Thursday, January 14, 2016

Is Charlie Hebdo's Aylun Kurdi "groper" cartoon more PC than provocative?

Many so-called satirists like to think of themselves as edgy and provocative. But they're usually anything but. Take the lame "satirical" smartarses on the ABC. Their "comedy" is drearily politically correct, very careful to only mock Christians, conservatives and the like -- and usually very badly at that.

They tend to do this because there's a set template for this kind of stuff, so they don't have to be creative or original. Also, it will keep them in the good books with the PC powers that be (thereby ensuring long term employment) and they won't suffer any negative consequences at all bar a few outraged e-mails from viewers.

These clowns (and I use the term loosely) were always pretty gutless of course. But after the slaughter of a bunch of cartoonists at French magazine Charlie Hebdo a year ago they're even more so.

Speaking of which: The magazine has gone and done it again! This time half the bloody planet is in uproar over a new cartoon that seems to suggest that if drowned toddler Aylun Kurdi had lived he would have grown up to become a sex pest like one of the group gropers in Cologne. 

But you could also read its message in the opposite way. Rather than mocking Muslims, it could be seen as a parody of the politically incorrect "Islamophobic" stereotype of them. 

This kind of thing often happens with satire -- even when the writer thinks he's being crystal clear with it. A personal example: I used to perform a right-on leftie character who was clearly the joke, not the joker. He was meant to be laughed at, not with.

After 9/11, he would say how sad he felt for the "innocent victims" of that terrible day, "all nineteen of them". Almost everyone saw what I, through the character, was getting at. But at least one audience member didn't. After the gig he paid out on me because he thought that I agreed with the character and was thereby condoning what the terrorists did! I tried to explain that I was mocking that very attitude. He didn't buy it. You see what you want to see, as the saying goes ... 

So, it's easy to grab the wrong end of the satirical stick. And it looks like this is what is happening with this latest Charlie Hebdo "outrage". As this tweep points out, the offending "Aylun as groper" cartoon was placed in a context that should be considered.

If you're going to ignore that context you completely distort the message. I think this tweet sums it up well:
Getting all outraged about it therefore becomes a massive own goal. Needless to say, there are heaps of them being scored all over the world.

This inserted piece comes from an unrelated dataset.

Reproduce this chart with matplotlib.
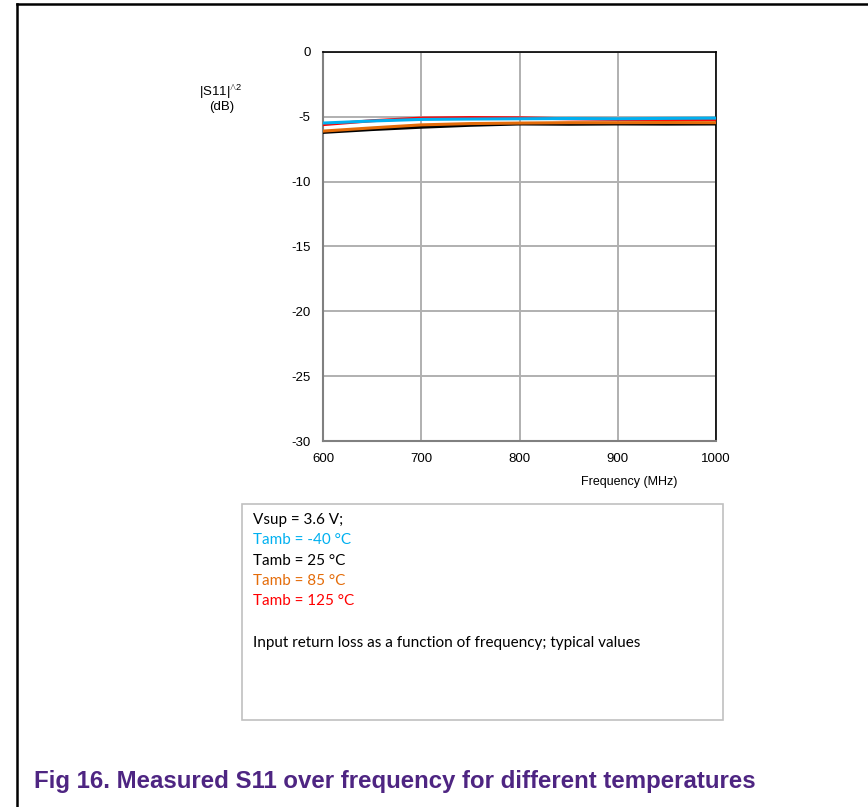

And even if Charlie Hebdo is trying to offend Muslims with their most recent offering, their cartoonists certainly don't deserve to die for it. Yet this is what a lot of people are wishing for. "These fascists deserve a repeat of what happened a year ago!" is a very popular sentiment.

Of course you'd expect lots of Muslims to believe this. But heaps of those caring sharing, compassionate and "pro-freedom of speech" liberals and lefties do too. Depressing that so many of them don't see where all this is leading us.